Babcock a créé le centre après avoir passé presque 10 ans à travailler sur un projet au Malawi. Ce projet consistait à fournir une représentation juridique aux condamnés à mort. En 2007, le Malawi a aboli la peine de mort obligatoire pour homicide, permettant ainsi aux détenus qui ont été condamnés à mort d’être rejugés.
A la suite de ce projet, la Haute Cour du Malawi a rejugé 150 condamnés à mort et libéré 120 d’entre eux, précise Babcock, qui a travaillé avec de nombreux étudiants sur ces cas. Aucun d’entre eux n’a été de nouveau condamné à mort et seulement un d’entre eux a reçu la prison à vie.
Au cours de ses vingt voyages au Malawi, Babcock dit avoir été surprise par le nombre de barrières empêchant une représentation efficace des condamnés à mort : les avocats connaissent mal le concept des circonstances atténuantes, ils n’ont reçu qu’une courte formation leur conférant des compétences de base en matière d’audience, ils ne se rendent pas compte de l’importance de la santé mentale de leur client dans ces affaires et la décision des Cours ne leur est pas accessible car pas publiée.
« L’Institut est né suite à mes observations sur la situation du Malawi, lorsque j’ai réalisé que les avocats d’autres pays africains faisaient face au même genre de situations » affirme-t-elle.
L’année dernière, le centre a reçu un prêt de 3.25 millions de l’Atlantic Philanthropies fondé par un ancien élève de Cornell, Charles F. Feeney, 56 ans, ce qui a aidé l’Institut.
Noel Brown, juriste au Nigéria, précise qu’il est venu à l’Institut pour apprendre à mieux défendre ses clients et pour apprendre à rechercher des jurisprudences. Ce qui est compliqué dans son travail en tant qu’avocat de la défense pour des cas de peine capitale est que le Nigéria et l’un des deux pays d’Afrique à encore disposer de la peine de mort obligatoire pour des crimes tels que l’homicide, le vol à main armé ou encore le kidnapping avec mort de la victime.

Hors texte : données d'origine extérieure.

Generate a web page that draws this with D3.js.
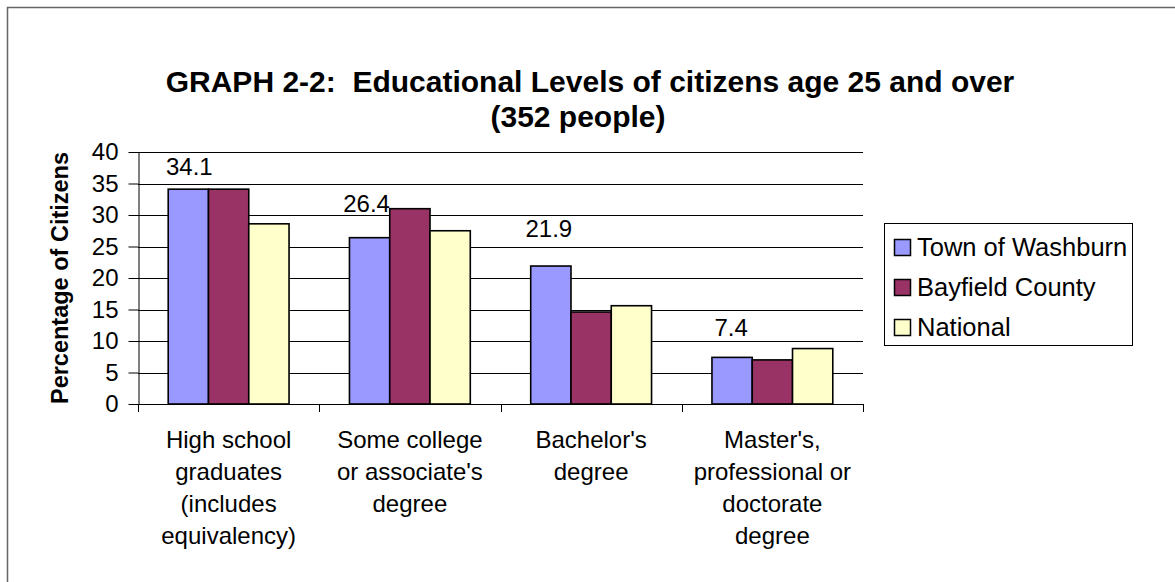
<!DOCTYPE html>
<html>
<head>
<meta charset="utf-8">
<script src="https://cdn.jsdelivr.net/npm/d3@7"></script>
<style>
  body{margin:0;background:#fff;}
  svg text{font-family:"Liberation Sans",Arial,sans-serif;fill:#000;white-space:pre;}
</style>
</head>
<body>
<svg id="chart" width="1175" height="582"></svg>
<script>
const categories=["hs","college","bachelor","master"];
const categoryLines=[
  ["High school","graduates","(includes","equivalency)"],
  ["Some college","or associate's","degree"],
  ["Bachelor's","degree"],
  ["Master's,","professional or","doctorate","degree"]
];
const seriesNames=["Town of Washburn","Bayfield County","National"];
const washburn=[34.1,26.4,21.9,7.4];
const bayfield=[34.1,31.0,14.6,7.0];
const national=[28.6,27.5,15.6,8.8];
const yTicks=[0,5,10,15,20,25,30,35,40];
const colors=["#9999ff","#993366","#ffffcc"];
// hand placed label offsets (the original labels were dragged around)
const labelShift=[[1,-14],[-3,-26],[-2,-29],[-1,-21]];

const svg=d3.select("#chart");
const plotL=138, plotR=863, plotT=152, plotB=404;

// outer frame
svg.append("rect").attr("x",7.5).attr("y",7.5).attr("width",1200).attr("height",600)
  .attr("fill","none").attr("stroke","#666").attr("stroke-width",1.5);

const x=d3.scaleBand().domain(categories).range([plotL,plotR]);
const xs=d3.scaleBand().domain(seriesNames).range([0,x.bandwidth()]).paddingInner(0).paddingOuter(0.75);
const y=d3.scaleLinear().domain([0,40]).range([plotB,plotT]);

// gridlines
svg.append("g").selectAll("line").data(yTicks.filter(d=>d>0)).join("line")
  .attr("x1",plotL).attr("x2",plotR)
  .attr("y1",d=>Math.round(y(d))+0.5).attr("y2",d=>Math.round(y(d))+0.5)
  .attr("stroke","#000").attr("stroke-width",1);

// y axis
const yAxis=svg.append("g").attr("transform",`translate(${plotL+0.5},0)`)
  .call(d3.axisLeft(y).tickValues(yTicks).tickSize(10).tickPadding(10).tickSizeOuter(0));
yAxis.select(".domain").attr("stroke","#000");
yAxis.selectAll("line").attr("stroke","#000");
yAxis.selectAll("text").attr("font-size","24px").attr("font-family","Liberation Sans, Arial, sans-serif").attr("fill","#000");

const series=[washburn,bayfield,national];
const rows=categories.map((c,i)=>({c,i,vals:series.map(s=>s[i])}));

const groups=svg.append("g").selectAll("g").data(rows).join("g")
  .attr("transform",d=>`translate(${x(d.c)},0)`);
groups.selectAll("rect").data(d=>d.vals.map((v,j)=>({v,name:seriesNames[j],j}))).join("rect")
  .attr("x",d=>xs(d.name)).attr("width",xs.bandwidth())
  .attr("y",d=>y(d.v)).attr("height",d=>y(0)-y(d.v))
  .attr("fill",d=>colors[d.j]).attr("stroke","#000").attr("stroke-width",1.6);

// data labels for Town of Washburn only
groups.append("text")
  .attr("x",d=>xs(seriesNames[0])+xs.bandwidth()/2+labelShift[d.i][0])
  .attr("y",d=>y(washburn[d.i])+labelShift[d.i][1])
  .attr("text-anchor","middle").attr("font-size","24px")
  .text(d=>washburn[d.i].toFixed(1));

// x axis
svg.append("line").attr("x1",plotL).attr("x2",plotR).attr("y1",plotB+0.5).attr("y2",plotB+0.5).attr("stroke","#000");
svg.append("g").selectAll("line").data(categories.concat(["end"])).join("line")
  .attr("x1",(d,i)=>Math.round(plotL+i*x.step())+0.5).attr("x2",(d,i)=>Math.round(plotL+i*x.step())+0.5)
  .attr("y1",plotB).attr("y2",plotB+8).attr("stroke","#000");

const catText=svg.append("g").selectAll("text").data(categories).join("text")
  .attr("text-anchor","middle").attr("font-size","24px")
  .attr("x",d=>x(d)+x.bandwidth()/2).attr("y",448);
catText.selectAll("tspan").data((d,i)=>categoryLines[i]).join("tspan")
  .attr("x",function(){return this.parentNode.getAttribute("x");})
  .attr("dy",(d,i)=>i===0?0:32).text(d=>d);

// y title
svg.append("text").attr("transform",`translate(68,${(plotT+plotB)/2}) rotate(-90)`)
  .attr("text-anchor","middle").attr("font-size","23.5px").attr("font-weight","bold")
  .text("Percentage of Citizens");

// title
svg.append("text").attr("x",590).attr("y",92).attr("text-anchor","middle")
  .attr("font-size","30px").attr("font-weight","bold")
  .text("GRAPH 2-2:  Educational Levels of citizens age 25 and over");
svg.append("text").attr("x",578).attr("y",127).attr("text-anchor","middle")
  .attr("font-size","30px").attr("font-weight","bold")
  .text("(352 people)");

// legend
const lg=svg.append("g");
lg.append("rect").attr("x",884.5).attr("y",223.5).attr("width",248).attr("height",122)
  .attr("fill","#fff").attr("stroke","#000");
const items=lg.selectAll("g").data(seriesNames).join("g")
  .attr("transform",(d,i)=>`translate(894,${247+i*40})`);
items.append("rect").attr("x",0.5).attr("y",-7.5).attr("width",16).attr("height",16)
  .attr("fill",(d,i)=>colors[i]).attr("stroke","#000").attr("stroke-width",1.5);
items.append("text").attr("x",23).attr("y",9).attr("font-size","25.5px").text(d=>d);
</script>
</body>
</html>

« C’est un art », dit Brown. « Tu dois savoir comment appréhender les complexités d’une bataille légale au tribunal. Normalement, la loi dit qu’un accusé est innocent jusqu’à qu’il soit prouvé qu’il soit coupable, mais dans la pratique il est plutôt coupable jusqu’à ce qu’il prouve qu’il soit innocent »
Dziko Malunda, procureur au Malawi, a participé à l’Institut en tant que formateur en se basant sur son expérience d’ancien avocat de la défense. Malunda a aussi travaillé avec Babcock sur le projet de réexamen des affaires après que le Malawi ait aboli la peine de mort obligatoire.
« L’institut fera la différence » dit Malunda. « J’espère que sur le long terme, cela permettra de renforcer les capacités d’un groupe entier d’avocats qui pourront alors retourner en Afrique et se battre ensemble pour l’abolition de la peine de mort ».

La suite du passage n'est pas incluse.